▼▼▼

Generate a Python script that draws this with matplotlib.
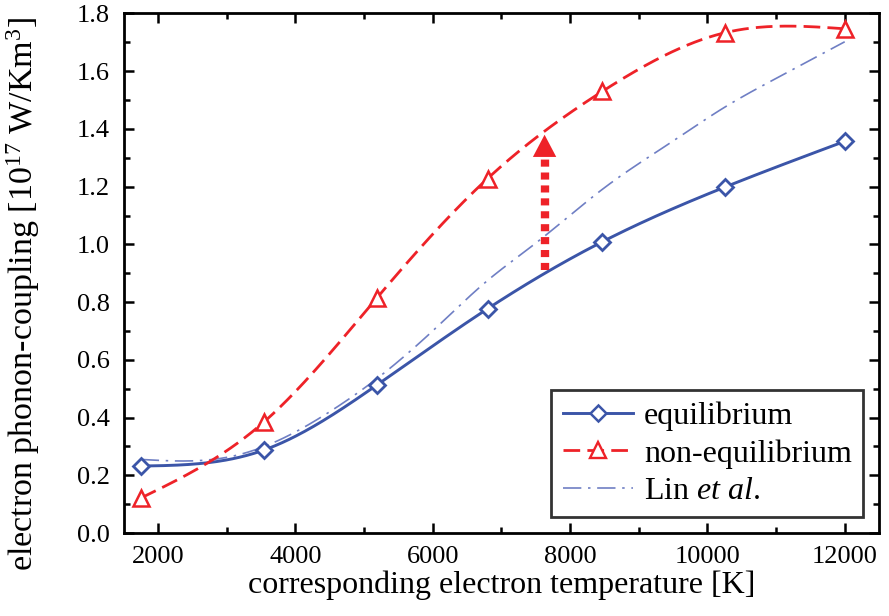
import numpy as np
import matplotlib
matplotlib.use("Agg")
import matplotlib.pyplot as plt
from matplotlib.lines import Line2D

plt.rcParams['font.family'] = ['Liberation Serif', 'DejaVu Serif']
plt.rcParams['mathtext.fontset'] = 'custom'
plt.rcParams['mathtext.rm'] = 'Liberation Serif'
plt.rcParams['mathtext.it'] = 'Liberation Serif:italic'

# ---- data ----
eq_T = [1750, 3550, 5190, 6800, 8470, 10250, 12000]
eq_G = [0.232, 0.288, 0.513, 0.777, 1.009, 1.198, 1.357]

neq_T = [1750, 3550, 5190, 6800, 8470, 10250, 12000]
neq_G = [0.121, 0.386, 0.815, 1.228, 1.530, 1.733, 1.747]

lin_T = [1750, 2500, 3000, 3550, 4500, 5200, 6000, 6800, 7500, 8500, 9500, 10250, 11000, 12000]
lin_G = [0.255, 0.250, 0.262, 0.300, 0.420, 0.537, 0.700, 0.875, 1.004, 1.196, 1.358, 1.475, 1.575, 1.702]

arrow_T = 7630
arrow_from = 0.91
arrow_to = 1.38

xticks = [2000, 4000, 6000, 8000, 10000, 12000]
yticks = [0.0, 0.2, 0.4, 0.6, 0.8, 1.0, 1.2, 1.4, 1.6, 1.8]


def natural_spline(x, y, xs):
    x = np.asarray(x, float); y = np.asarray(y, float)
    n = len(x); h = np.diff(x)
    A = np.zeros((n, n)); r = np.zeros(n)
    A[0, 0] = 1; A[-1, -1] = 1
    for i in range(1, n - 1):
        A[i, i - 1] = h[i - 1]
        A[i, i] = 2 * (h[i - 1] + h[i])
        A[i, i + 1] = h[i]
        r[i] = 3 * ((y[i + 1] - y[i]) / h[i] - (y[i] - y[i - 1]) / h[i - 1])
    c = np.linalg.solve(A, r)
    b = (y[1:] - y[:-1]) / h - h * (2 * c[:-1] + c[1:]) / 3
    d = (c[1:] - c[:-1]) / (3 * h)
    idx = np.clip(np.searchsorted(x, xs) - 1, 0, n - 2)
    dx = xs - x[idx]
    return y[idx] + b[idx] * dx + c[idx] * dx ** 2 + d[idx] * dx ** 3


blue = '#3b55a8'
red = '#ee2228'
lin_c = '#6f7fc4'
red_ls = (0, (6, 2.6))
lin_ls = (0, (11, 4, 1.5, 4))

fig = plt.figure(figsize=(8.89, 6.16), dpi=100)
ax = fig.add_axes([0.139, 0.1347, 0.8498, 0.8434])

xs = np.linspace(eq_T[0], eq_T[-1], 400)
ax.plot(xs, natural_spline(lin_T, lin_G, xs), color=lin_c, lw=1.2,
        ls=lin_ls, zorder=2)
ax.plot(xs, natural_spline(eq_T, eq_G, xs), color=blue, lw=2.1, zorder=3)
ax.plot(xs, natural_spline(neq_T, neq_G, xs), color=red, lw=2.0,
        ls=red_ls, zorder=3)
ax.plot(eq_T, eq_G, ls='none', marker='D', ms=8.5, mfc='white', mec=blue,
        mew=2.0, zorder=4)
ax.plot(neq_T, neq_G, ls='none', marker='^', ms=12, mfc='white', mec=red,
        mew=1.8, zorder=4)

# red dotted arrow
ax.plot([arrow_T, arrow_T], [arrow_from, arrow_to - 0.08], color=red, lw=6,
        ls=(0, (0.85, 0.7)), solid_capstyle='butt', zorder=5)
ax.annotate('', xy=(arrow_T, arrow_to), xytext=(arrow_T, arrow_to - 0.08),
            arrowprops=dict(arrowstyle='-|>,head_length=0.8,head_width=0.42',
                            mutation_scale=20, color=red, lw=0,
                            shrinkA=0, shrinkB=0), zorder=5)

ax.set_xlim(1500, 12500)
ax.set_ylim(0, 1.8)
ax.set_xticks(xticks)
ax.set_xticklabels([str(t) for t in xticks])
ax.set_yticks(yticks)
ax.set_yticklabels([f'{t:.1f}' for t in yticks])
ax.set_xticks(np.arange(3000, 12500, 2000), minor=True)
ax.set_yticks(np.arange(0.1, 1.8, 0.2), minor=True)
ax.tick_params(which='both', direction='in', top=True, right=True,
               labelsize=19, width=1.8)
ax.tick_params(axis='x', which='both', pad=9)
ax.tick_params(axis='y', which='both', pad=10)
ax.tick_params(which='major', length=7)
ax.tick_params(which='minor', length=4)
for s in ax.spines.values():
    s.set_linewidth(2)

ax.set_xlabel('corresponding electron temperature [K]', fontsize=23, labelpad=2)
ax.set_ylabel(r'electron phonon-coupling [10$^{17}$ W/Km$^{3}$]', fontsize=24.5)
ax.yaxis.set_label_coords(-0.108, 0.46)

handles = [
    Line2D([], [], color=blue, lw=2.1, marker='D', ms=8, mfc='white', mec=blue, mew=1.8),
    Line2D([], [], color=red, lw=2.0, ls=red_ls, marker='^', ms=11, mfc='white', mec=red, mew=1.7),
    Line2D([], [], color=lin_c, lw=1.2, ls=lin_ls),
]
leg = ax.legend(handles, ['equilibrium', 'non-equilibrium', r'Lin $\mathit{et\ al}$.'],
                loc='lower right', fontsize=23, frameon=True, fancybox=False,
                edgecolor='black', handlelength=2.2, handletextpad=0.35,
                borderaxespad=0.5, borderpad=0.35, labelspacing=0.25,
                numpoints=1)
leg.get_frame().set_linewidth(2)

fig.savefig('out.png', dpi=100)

▲▲▲

Every line above should be returned exactly; the pictures stay out.

*The answer:*
Generate a Python script that draws this with matplotlib.
import numpy as np
import matplotlib
matplotlib.use("Agg")
import matplotlib.pyplot as plt
from matplotlib.lines import Line2D

plt.rcParams['font.family'] = ['Liberation Serif', 'DejaVu Serif']
plt.rcParams['mathtext.fontset'] = 'custom'
plt.rcParams['mathtext.rm'] = 'Liberation Serif'
plt.rcParams['mathtext.it'] = 'Liberation Serif:italic'

# ---- data ----
eq_T = [1750, 3550, 5190, 6800, 8470, 10250, 12000]
eq_G = [0.232, 0.288, 0.513, 0.777, 1.009, 1.198, 1.357]

neq_T = [1750, 3550, 5190, 6800, 8470, 10250, 12000]
neq_G = [0.121, 0.386, 0.815, 1.228, 1.530, 1.733, 1.747]

lin_T = [1750, 2500, 3000, 3550, 4500, 5200, 6000, 6800, 7500, 8500, 9500, 10250, 11000, 12000]
lin_G = [0.255, 0.250, 0.262, 0.300, 0.420, 0.537, 0.700, 0.875, 1.004, 1.196, 1.358, 1.475, 1.575, 1.702]

arrow_T = 7630
arrow_from = 0.91
arrow_to = 1.38

xticks = [2000, 4000, 6000, 8000, 10000, 12000]
yticks = [0.0, 0.2, 0.4, 0.6, 0.8, 1.0, 1.2, 1.4, 1.6, 1.8]


def natural_spline(x, y, xs):
    x = np.asarray(x, float); y = np.asarray(y, float)
    n = len(x); h = np.diff(x)
    A = np.zeros((n, n)); r = np.zeros(n)
    A[0, 0] = 1; A[-1, -1] = 1
    for i in range(1, n - 1):
        A[i, i - 1] = h[i - 1]
        A[i, i] = 2 * (h[i - 1] + h[i])
        A[i, i + 1] = h[i]
        r[i] = 3 * ((y[i + 1] - y[i]) / h[i] - (y[i] - y[i - 1]) / h[i - 1])
    c = np.linalg.solve(A, r)
    b = (y[1:] - y[:-1]) / h - h * (2 * c[:-1] + c[1:]) / 3
    d = (c[1:] - c[:-1]) / (3 * h)
    idx = np.clip(np.searchsorted(x, xs) - 1, 0, n - 2)
    dx = xs - x[idx]
    return y[idx] + b[idx] * dx + c[idx] * dx ** 2 + d[idx] * dx ** 3


blue = '#3b55a8'
red = '#ee2228'
lin_c = '#6f7fc4'
red_ls = (0, (6, 2.6))
lin_ls = (0, (11, 4, 1.5, 4))

fig = plt.figure(figsize=(8.89, 6.16), dpi=100)
ax = fig.add_axes([0.139, 0.1347, 0.8498, 0.8434])

xs = np.linspace(eq_T[0], eq_T[-1], 400)
ax.plot(xs, natural_spline(lin_T, lin_G, xs), color=lin_c, lw=1.2,
        ls=lin_ls, zorder=2)
ax.plot(xs, natural_spline(eq_T, eq_G, xs), color=blue, lw=2.1, zorder=3)
ax.plot(xs, natural_spline(neq_T, neq_G, xs), color=red, lw=2.0,
        ls=red_ls, zorder=3)
ax.plot(eq_T, eq_G, ls='none', marker='D', ms=8.5, mfc='white', mec=blue,
        mew=2.0, zorder=4)
ax.plot(neq_T, neq_G, ls='none', marker='^', ms=12, mfc='white', mec=red,
        mew=1.8, zorder=4)

# red dotted arrow
ax.plot([arrow_T, arrow_T], [arrow_from, arrow_to - 0.08], color=red, lw=6,
        ls=(0, (0.85, 0.7)), solid_capstyle='butt', zorder=5)
ax.annotate('', xy=(arrow_T, arrow_to), xytext=(arrow_T, arrow_to - 0.08),
            arrowprops=dict(arrowstyle='-|>,head_length=0.8,head_width=0.42',
                            mutation_scale=20, color=red, lw=0,
                            shrinkA=0, shrinkB=0), zorder=5)

ax.set_xlim(1500, 12500)
ax.set_ylim(0, 1.8)
ax.set_xticks(xticks)
ax.set_xticklabels([str(t) for t in xticks])
ax.set_yticks(yticks)
ax.set_yticklabels([f'{t:.1f}' for t in yticks])
ax.set_xticks(np.arange(3000, 12500, 2000), minor=True)
ax.set_yticks(np.arange(0.1, 1.8, 0.2), minor=True)
ax.tick_params(which='both', direction='in', top=True, right=True,
               labelsize=19, width=1.8)
ax.tick_params(axis='x', which='both', pad=9)
ax.tick_params(axis='y', which='both', pad=10)
ax.tick_params(which='major', length=7)
ax.tick_params(which='minor', length=4)
for s in ax.spines.values():
    s.set_linewidth(2)

ax.set_xlabel('corresponding electron temperature [K]', fontsize=23, labelpad=2)
ax.set_ylabel(r'electron phonon-coupling [10$^{17}$ W/Km$^{3}$]', fontsize=24.5)
ax.yaxis.set_label_coords(-0.108, 0.46)

handles = [
    Line2D([], [], color=blue, lw=2.1, marker='D', ms=8, mfc='white', mec=blue, mew=1.8),
    Line2D([], [], color=red, lw=2.0, ls=red_ls, marker='^', ms=11, mfc='white', mec=red, mew=1.7),
    Line2D([], [], color=lin_c, lw=1.2, ls=lin_ls),
]
leg = ax.legend(handles, ['equilibrium', 'non-equilibrium', r'Lin $\mathit{et\ al}$.'],
                loc='lower right', fontsize=23, frameon=True, fancybox=False,
                edgecolor='black', handlelength=2.2, handletextpad=0.35,
                borderaxespad=0.5, borderpad=0.35, labelspacing=0.25,
                numpoints=1)
leg.get_frame().set_linewidth(2)

fig.savefig('out.png', dpi=100)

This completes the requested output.